# start of MATERIAL PROVIDED

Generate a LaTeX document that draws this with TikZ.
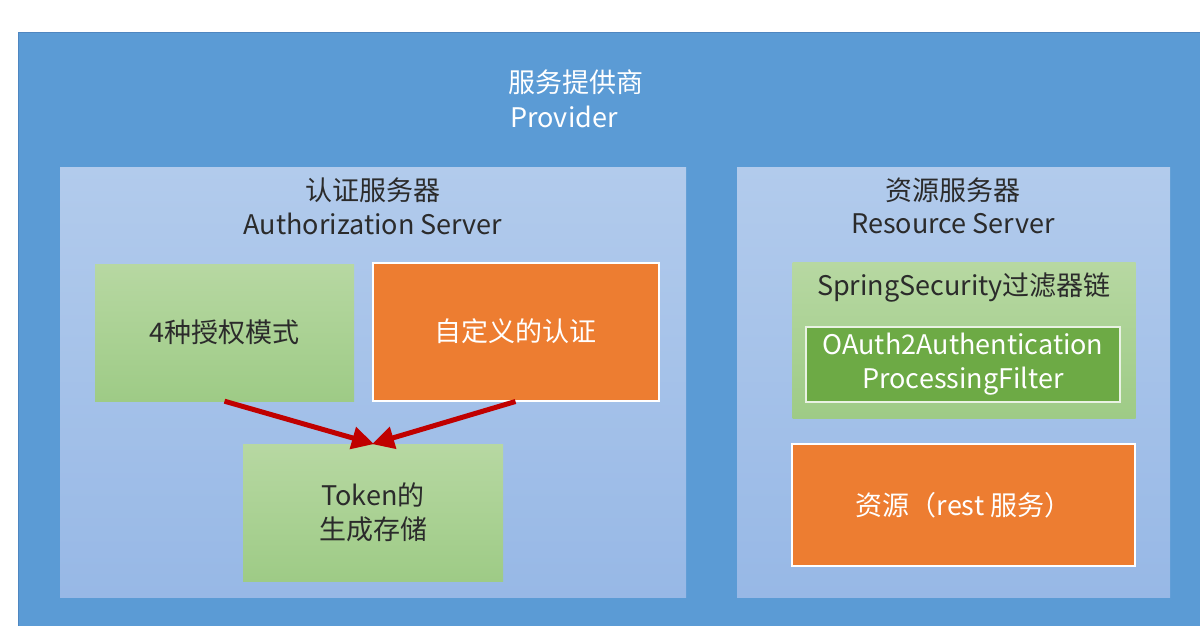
\documentclass[tikz,border=0pt]{standalone}
\usepackage{fontspec}
\setmainfont{Noto Sans CJK SC}
\usetikzlibrary{arrows.meta}
\definecolor{outerblue}{HTML}{5B9BD5}
\definecolor{outeredge}{HTML}{4F86C0}
\definecolor{paneltop}{HTML}{B2CBEC}
\definecolor{panelbot}{HTML}{97B8E6}
\definecolor{greentop}{HTML}{B7D8A2}
\definecolor{greenbot}{HTML}{9ECB86}
\definecolor{orangebox}{HTML}{ED7D31}
\definecolor{darkgreen}{HTML}{6DAA45}
\definecolor{arrowred}{HTML}{C00000}
\definecolor{darktext}{HTML}{2B2B2B}
\begin{document}
\begin{tikzpicture}[x=1pt,y=-1pt,
  txt/.style={font=\fontsize{27}{34}\selectfont, align=center, inner sep=0pt},
  panel/.style={rectangle, inner sep=0pt, top color=paneltop, bottom color=panelbot, draw=none},
  greenbox/.style={rectangle, inner sep=0pt, top color=greentop, bottom color=greenbot, draw=none, text=darktext, font=\fontsize{27}{34}\selectfont, align=center},
  orangebx/.style={rectangle, inner sep=0pt, fill=orangebox, draw=white, line width=2pt, text=white, font=\fontsize{27}{34}\selectfont, align=center},
  innergreen/.style={rectangle, inner sep=0pt, fill=darkgreen, draw=white!85!darkgreen, line width=2pt, text=white, font=\fontsize{27}{34}\selectfont, align=center},
  redarrow/.style={draw=arrowred, line width=5pt, -{Triangle[length=22pt,width=22pt]}, shorten >=-1pt}
]
\useasboundingbox (0,0) rectangle (1200,626);
\fill[white] (0,0) rectangle (1200,626);
\fill[outerblue] (18,32) rectangle (1210,640);
\draw[outeredge, line width=1pt] (18.5,640) -- (18.5,32.5) -- (1210,32.5);

% title
\node[txt, text=white] (t1) at (576,82) {服务提供商};
\node[txt, text=white] (t2) at (564,117) {Provider};

% panels
\node[panel, minimum width=626pt, minimum height=430pt] (left) at (373,382) {};
\node[panel, minimum width=433pt, minimum height=430pt] (right) at (953.5,382) {};

\node[txt, text=darktext] (lt1) at (373,190) {认证服务器};
\node[txt, text=darktext] (lt2) at (373,224) {Authorization Server};
\node[txt, text=darktext] (rt1) at (953,190) {资源服务器};
\node[txt, text=darktext] (rt2) at (953,224) {Resource Server};

% left boxes
\node[greenbox, minimum width=259pt, minimum height=137pt] (grant) at (224.5,332.5) {4种授权模式};
\node[orangebx, minimum width=286pt, minimum height=138pt] (custom) at (515.5,331.5) {自定义的认证};
\node[greenbox, minimum width=260pt, minimum height=137pt] (token) at (373,512.5) {Token的\\生成存储};

\draw[redarrow] (grant.south) -- (token.north);
\draw[redarrow] (custom.south) -- (token.north);

% right boxes
\node[greenbox, minimum width=343pt, minimum height=156pt] (chain) at (964,340) {};
\node[txt, text=darktext] (chaint) at (964,287) {SpringSecurity过滤器链};
\node[innergreen, minimum width=314pt, minimum height=75pt] (filter) at (963,364.5) {OAuth2Authentication\\ProcessingFilter};
\node[orangebx, minimum width=343pt, minimum height=122pt] (res) at (963.5,505) {资源（rest 服务）};
\end{tikzpicture}
\end{document}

# end of MATERIAL PROVIDED

| TO BE DONE |
Print each line of the material above exactly, with the pictures removed from your copy.

| ANSWER IN FULL |
Generate a LaTeX document that draws this with TikZ.
\documentclass[tikz,border=0pt]{standalone}
\usepackage{fontspec}
\setmainfont{Noto Sans CJK SC}
\usetikzlibrary{arrows.meta}
\definecolor{outerblue}{HTML}{5B9BD5}
\definecolor{outeredge}{HTML}{4F86C0}
\definecolor{paneltop}{HTML}{B2CBEC}
\definecolor{panelbot}{HTML}{97B8E6}
\definecolor{greentop}{HTML}{B7D8A2}
\definecolor{greenbot}{HTML}{9ECB86}
\definecolor{orangebox}{HTML}{ED7D31}
\definecolor{darkgreen}{HTML}{6DAA45}
\definecolor{arrowred}{HTML}{C00000}
\definecolor{darktext}{HTML}{2B2B2B}
\begin{document}
\begin{tikzpicture}[x=1pt,y=-1pt,
  txt/.style={font=\fontsize{27}{34}\selectfont, align=center, inner sep=0pt},
  panel/.style={rectangle, inner sep=0pt, top color=paneltop, bottom color=panelbot, draw=none},
  greenbox/.style={rectangle, inner sep=0pt, top color=greentop, bottom color=greenbot, draw=none, text=darktext, font=\fontsize{27}{34}\selectfont, align=center},
  orangebx/.style={rectangle, inner sep=0pt, fill=orangebox, draw=white, line width=2pt, text=white, font=\fontsize{27}{34}\selectfont, align=center},
  innergreen/.style={rectangle, inner sep=0pt, fill=darkgreen, draw=white!85!darkgreen, line width=2pt, text=white, font=\fontsize{27}{34}\selectfont, align=center},
  redarrow/.style={draw=arrowred, line width=5pt, -{Triangle[length=22pt,width=22pt]}, shorten >=-1pt}
]
\useasboundingbox (0,0) rectangle (1200,626);
\fill[white] (0,0) rectangle (1200,626);
\fill[outerblue] (18,32) rectangle (1210,640);
\draw[outeredge, line width=1pt] (18.5,640) -- (18.5,32.5) -- (1210,32.5);

% title
\node[txt, text=white] (t1) at (576,82) {服务提供商};
\node[txt, text=white] (t2) at (564,117) {Provider};

% panels
\node[panel, minimum width=626pt, minimum height=430pt] (left) at (373,382) {};
\node[panel, minimum width=433pt, minimum height=430pt] (right) at (953.5,382) {};

\node[txt, text=darktext] (lt1) at (373,190) {认证服务器};
\node[txt, text=darktext] (lt2) at (373,224) {Authorization Server};
\node[txt, text=darktext] (rt1) at (953,190) {资源服务器};
\node[txt, text=darktext] (rt2) at (953,224) {Resource Server};

% left boxes
\node[greenbox, minimum width=259pt, minimum height=137pt] (grant) at (224.5,332.5) {4种授权模式};
\node[orangebx, minimum width=286pt, minimum height=138pt] (custom) at (515.5,331.5) {自定义的认证};
\node[greenbox, minimum width=260pt, minimum height=137pt] (token) at (373,512.5) {Token的\\生成存储};

\draw[redarrow] (grant.south) -- (token.north);
\draw[redarrow] (custom.south) -- (token.north);

% right boxes
\node[greenbox, minimum width=343pt, minimum height=156pt] (chain) at (964,340) {};
\node[txt, text=darktext] (chaint) at (964,287) {SpringSecurity过滤器链};
\node[innergreen, minimum width=314pt, minimum height=75pt] (filter) at (963,364.5) {OAuth2Authentication\\ProcessingFilter};
\node[orangebx, minimum width=343pt, minimum height=122pt] (res) at (963.5,505) {资源（rest 服务）};
\end{tikzpicture}
\end{document}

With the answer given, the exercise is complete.